● What you should do
Please write the listing below out again exactly, leaving every picture behind.

● Supplied data
* * * * *
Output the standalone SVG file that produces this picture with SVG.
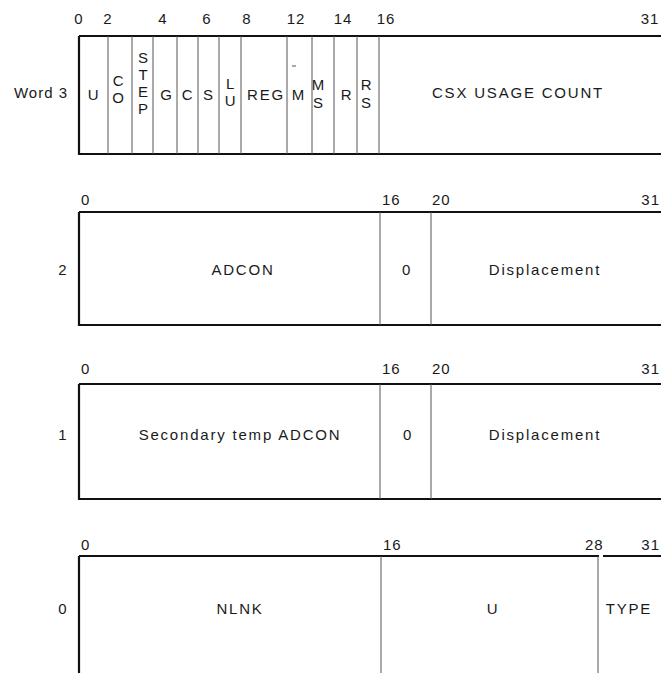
<svg xmlns="http://www.w3.org/2000/svg" width="661" height="673" viewBox="0 0 661 673">
<style>
.bg{fill:#fff}
.thick{stroke:#111;stroke-width:2.2;fill:none}
.thin{stroke:#555;stroke-width:1;fill:none}
text{font-family:"Liberation Sans",Arial,sans-serif;fill:#1a1a1a}
.f{font-size:15px;letter-spacing:1.8px}
.c{text-anchor:middle}
.e{text-anchor:end}
.n{font-size:15px;letter-spacing:1px}
</style>
<rect class="bg" width="661" height="673"/>

<g id="word3">
  <text class="n e" x="68" y="98">Word 3</text>
  <g class="n c">
    <text x="79" y="24">0</text><text x="108" y="24">2</text><text x="163" y="24">4</text>
    <text x="207" y="24">6</text><text x="247" y="24">8</text><text x="296" y="24">12</text>
    <text x="343" y="24">14</text><text x="386" y="24">16</text><text x="650" y="24">31</text>
  </g>
  <path class="thick" d="M79 36H661M79 36V154H661"/>
  <path class="thin" d="M108 36V154M132 36V154M153 36V154M177 36V154M198 36V154M219 36V154M241 36V154M287 36V154M312 36V154M334 36V154M357 36V154M379 36V154"/>
  <g class="f c">
    <text x="94" y="100">U</text>
    <text x="119" y="86">C</text><text x="119" y="103">O</text>
    <text x="144" y="63">S</text><text x="144" y="80">T</text><text x="144" y="97">E</text><text x="144" y="114">P</text>
    <text x="167" y="100">G</text>
    <text x="188" y="100">C</text>
    <text x="209" y="100">S</text>
    <text x="231" y="89">L</text><text x="231" y="106">U</text>
    <text x="266" y="100">REG</text>
    <text x="299" y="100">M</text>
    <text x="319" y="90">M</text><text x="319" y="108">S</text>
    <text x="347" y="100">R</text>
    <text x="367" y="90">R</text><text x="367" y="108">S</text>
    <text x="518" y="98">CSX USAGE COUNT</text>
  </g>
  <path class="thin" d="M292 66H296"/>
</g>

<g id="word2">
  <text class="n c" x="63" y="275">2</text>
  <g class="n">
    <text x="81" y="205">0</text><text x="382" y="205">16</text><text x="432" y="205">20</text>
    <text class="e" x="660" y="205">31</text>
  </g>
  <path class="thick" d="M79 212H661M79 212V325H661"/>
  <path class="thin" d="M380 212V325M431 212V325"/>
  <g class="f c">
    <text x="243" y="275">ADCON</text>
    <text x="407" y="275">0</text>
    <text x="545" y="275">Displacement</text>
  </g>
</g>

<g id="word1">
  <text class="n c" x="63" y="440">1</text>
  <g class="n">
    <text x="81" y="374">0</text><text x="382" y="374">16</text><text x="432" y="374">20</text>
    <text class="e" x="660" y="374">31</text>
  </g>
  <path class="thick" d="M79 384H661M79 384V499H661"/>
  <path class="thin" d="M380 384V499M431 384V499"/>
  <g class="f c">
    <text x="240" y="440">Secondary temp ADCON</text>
    <text x="408" y="440">0</text>
    <text x="545" y="440">Displacement</text>
  </g>
</g>

<g id="word0">
  <text class="n c" x="63" y="614">0</text>
  <g class="n">
    <text x="81" y="550">0</text><text x="383" y="550">16</text><text x="585" y="550">28</text>
    <text class="e" x="660" y="550">31</text>
  </g>
  <path class="thick" d="M79 556H599M603 556H661M79 556V673"/>
  <path class="thin" d="M381 556V673M598 556V673"/>
  <g class="f c">
    <text x="240" y="614">NLNK</text>
    <text x="493" y="614">U</text>
    <text x="629" y="614">TYPE</text>
  </g>
</g>

<g id="connectors"/>
</svg>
* * * * *
● Written solution
Output the standalone SVG file that produces this picture with SVG.
<svg xmlns="http://www.w3.org/2000/svg" width="661" height="673" viewBox="0 0 661 673">
<style>
.bg{fill:#fff}
.thick{stroke:#111;stroke-width:2.2;fill:none}
.thin{stroke:#555;stroke-width:1;fill:none}
text{font-family:"Liberation Sans",Arial,sans-serif;fill:#1a1a1a}
.f{font-size:15px;letter-spacing:1.8px}
.c{text-anchor:middle}
.e{text-anchor:end}
.n{font-size:15px;letter-spacing:1px}
</style>
<rect class="bg" width="661" height="673"/>

<g id="word3">
  <text class="n e" x="68" y="98">Word 3</text>
  <g class="n c">
    <text x="79" y="24">0</text><text x="108" y="24">2</text><text x="163" y="24">4</text>
    <text x="207" y="24">6</text><text x="247" y="24">8</text><text x="296" y="24">12</text>
    <text x="343" y="24">14</text><text x="386" y="24">16</text><text x="650" y="24">31</text>
  </g>
  <path class="thick" d="M79 36H661M79 36V154H661"/>
  <path class="thin" d="M108 36V154M132 36V154M153 36V154M177 36V154M198 36V154M219 36V154M241 36V154M287 36V154M312 36V154M334 36V154M357 36V154M379 36V154"/>
  <g class="f c">
    <text x="94" y="100">U</text>
    <text x="119" y="86">C</text><text x="119" y="103">O</text>
    <text x="144" y="63">S</text><text x="144" y="80">T</text><text x="144" y="97">E</text><text x="144" y="114">P</text>
    <text x="167" y="100">G</text>
    <text x="188" y="100">C</text>
    <text x="209" y="100">S</text>
    <text x="231" y="89">L</text><text x="231" y="106">U</text>
    <text x="266" y="100">REG</text>
    <text x="299" y="100">M</text>
    <text x="319" y="90">M</text><text x="319" y="108">S</text>
    <text x="347" y="100">R</text>
    <text x="367" y="90">R</text><text x="367" y="108">S</text>
    <text x="518" y="98">CSX USAGE COUNT</text>
  </g>
  <path class="thin" d="M292 66H296"/>
</g>

<g id="word2">
  <text class="n c" x="63" y="275">2</text>
  <g class="n">
    <text x="81" y="205">0</text><text x="382" y="205">16</text><text x="432" y="205">20</text>
    <text class="e" x="660" y="205">31</text>
  </g>
  <path class="thick" d="M79 212H661M79 212V325H661"/>
  <path class="thin" d="M380 212V325M431 212V325"/>
  <g class="f c">
    <text x="243" y="275">ADCON</text>
    <text x="407" y="275">0</text>
    <text x="545" y="275">Displacement</text>
  </g>
</g>

<g id="word1">
  <text class="n c" x="63" y="440">1</text>
  <g class="n">
    <text x="81" y="374">0</text><text x="382" y="374">16</text><text x="432" y="374">20</text>
    <text class="e" x="660" y="374">31</text>
  </g>
  <path class="thick" d="M79 384H661M79 384V499H661"/>
  <path class="thin" d="M380 384V499M431 384V499"/>
  <g class="f c">
    <text x="240" y="440">Secondary temp ADCON</text>
    <text x="408" y="440">0</text>
    <text x="545" y="440">Displacement</text>
  </g>
</g>

<g id="word0">
  <text class="n c" x="63" y="614">0</text>
  <g class="n">
    <text x="81" y="550">0</text><text x="383" y="550">16</text><text x="585" y="550">28</text>
    <text class="e" x="660" y="550">31</text>
  </g>
  <path class="thick" d="M79 556H599M603 556H661M79 556V673"/>
  <path class="thin" d="M381 556V673M598 556V673"/>
  <g class="f c">
    <text x="240" y="614">NLNK</text>
    <text x="493" y="614">U</text>
    <text x="629" y="614">TYPE</text>
  </g>
</g>

<g id="connectors"/>
</svg>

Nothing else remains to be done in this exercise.